"Gewisse Grundzufriedenheit aber noch viele Baustellen"
"In Summe gibt es eine gewisse Grundzufriedenheit aber auch relativ viele offene Baustellen": Diese erste Bilanz hat der Linzer Diözesanbischof Manfred Scheuer knapp ein Jahr nach seinem Amtsantritt in Linz gezogen. Es sei auch 13 Monate nach Amtsantritt ein "erstes Herantasten" und der "Beginn eines Weges". Arbeitsabläufe, Entscheidungsfindungen und Machtkonstellationen wahrzunehmen, zu durchschauen und anders anzusetzen, gehe nicht so schnell, so Scheuer in einem Interview in der Oberösterreich-Ausgabe des "Kurier".

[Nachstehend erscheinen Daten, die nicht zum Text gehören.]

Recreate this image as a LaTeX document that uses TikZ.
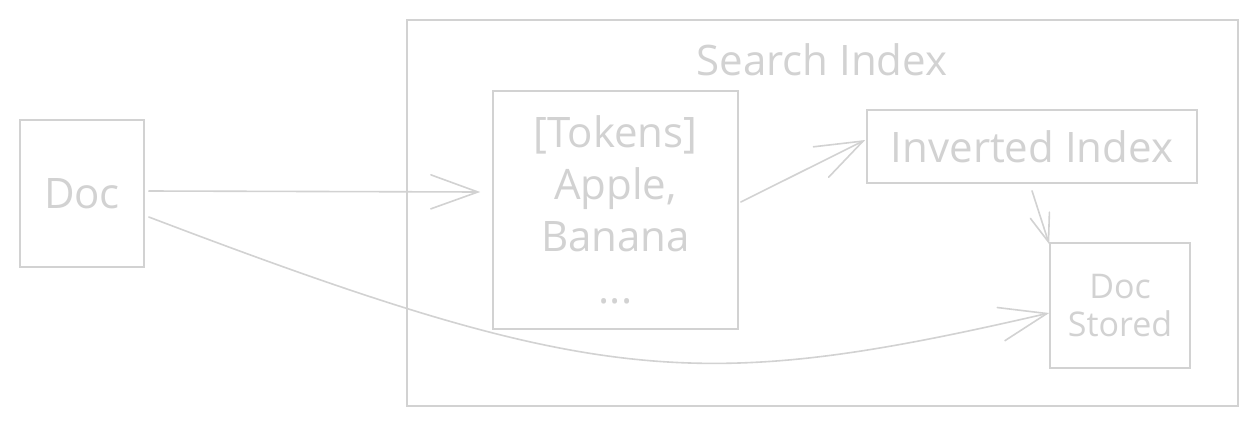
\documentclass[tikz,border=0pt]{standalone}
\usepackage{fontspec}
\setmainfont{Open Sans}
\usetikzlibrary{arrows.meta,calc}
\definecolor{ink}{RGB}{210,210,210}
\tikzset{
  box/.style={draw=ink, line width=1.6pt, rectangle, inner sep=0pt},
  lbl/.style={text=ink, font=\fontsize{42}{46}\selectfont},
  link/.style={draw=ink, line width=1.6pt, line cap=round,
    -{Straight Barb[length=47pt,width=34pt,line cap=round]}},
  shortlink/.style={draw=ink, line width=1.6pt, line cap=round,
    -{Straight Barb[length=28pt,width=20pt,line cap=round]}}
}
\begin{document}
\begin{tikzpicture}[x=1pt,y=-1pt]
  \fill[white] (0,0) rectangle (1257,426);
  \useasboundingbox (0,0) rectangle (1257,426);

  % outer container with its title
  \node[box, minimum width=831pt, minimum height=386pt] (search) at (822.5,213) {};
  \node[lbl] (searchlbl) at (822,60) {Search Index};

  % boxes
  \node[box, minimum width=124pt, minimum height=147pt, lbl] (doc) at (82,193.5) {Doc};
  \node[box, minimum width=245pt, minimum height=238pt, text=ink, align=center,
        font=\fontsize{42}{52}\selectfont] (tokens) at (615.5,210)
        {[Tokens]\\Apple,\\Banana\\...};
  \node[box, minimum width=330pt, minimum height=73pt, lbl] (inv) at (1032,146.5) {Inverted Index};
  \node[box, minimum width=140pt, minimum height=125pt, text=ink, align=center,
        font=\fontsize{34}{38}\selectfont] (stored) at (1120,305.5) {Doc\\Stored};

  % connectors
  \draw[link] ($(doc.east)+(4,-2.5)$) -- ($(tokens.west)+(-12,-18)$);
  \draw[link] ($(tokens.east)+(2,-8)$) -- ($(inv.west)+(-1,-6.5)$);
  \draw[shortlink] ($(inv.south)+(0,7)$) -- ($(stored.north west)+(0,2)$);
  \draw[link] ($(doc.east)+(4,23.5)$) .. controls (598,388) and (700,393.5) .. ($(stored.west)+(0,7.5)$);
\end{tikzpicture}
\end{document}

Baustellen gebe es etwa noch bei Personalfragen und Pfarrbesetzungen. Offen sei auch die Frage, wie sich die kirchliche Struktur weiterentwickle und wie es im Pfarrgemeindeleben und in den anderen Orten kirchlicher Vollzüge weitergehe. Eine offene Baustelle sei auch die Bildungslandschaft, hier fordere vor allem die neue Lehrerausbildung.
Scheuer hat in den letzten 13 Monaten den normalen Rhythmus eines Kirchenjahres, eines Arbeitsjahres durchgemacht und "zu den meisten Gruppen, Regionen, Interessensvertretungen und Parteien Kontakt aufgebaut". Verlassen könne er sich auf "eine sehr gute" Mannschaft, die Ansprechpartner für jene Menschen sein sollen, "die mit mir nicht können". Hier sei er noch in der "Phase von Versuch und Irrtum. Es braucht für mich noch viel Energie, Zeit und Aufmerksamkeit, wie manche Abläufe und Konflikte bearbeitet werden".
Keine ausgemachte Sache sei auch der Umgang mit wiederverheirateten Geschiedenen. Das sei ein Bereich, wo es "Lösungen schlechthin" nicht gebe. Von daher ist er Papst Franziskus dankbar, "dass er das nicht per Dekret gemacht hat, sondern einen langen Prozess des Wahrnehmens und Hinhörens eingeleitet hat". Sicher ist: "Es geht nicht um Urteilen und um Abkanzeln, sondern um das Beistehen, darum, dass die Menschen wachsen können". Schließlich lebe "kaum jemand die perfekte Ehe".
In Linz laufe gerade der Versuch, gezielt Seelsorgerinnen auszubilden, denn gerade, wenn eine Ehe auseinandergehe, brauche es jemanden, der die Betroffenen trägt. Er als Bischof könne nicht entscheiden, "dem erlaube ich es und dem anderen nicht". Das müsse viel mehr auf der Ebene der Gewissensbildung und Verantwortung laufen, "wo es eine gute Begleitung und ein Wohlwollen braucht und nicht einfach Verbote". Als Vorbild nimmt sich Scheuer eine Aktion aus den 1980er Jahren. Da habe man versucht,"im Sinne der Begleitung der Einzelnen unter bestimmten Konstellationen den Empfang der Kommunion zu erlauben".
Dass Religion zum Minderheitenprogramm wird, glaubt Scheuer nicht. Das sei eine Theorie der 1970er Jahr und längst revidiert. Müsste die Gesellschaft auf das Potenzial der Religionen verzichten, würde sie als ganze Schaden nehmen. "Das betrifft die Spiritualität und die Trostfunktion im individuellen Bereich." Religion sei auch wichtig für die Werte- und Rechtsdiskussion. "Wenn Grundrechte keine Wertebasis mehr hätten, wäre es fatal." Bis dahin, dass Religion auch eine Kulturfrage sei.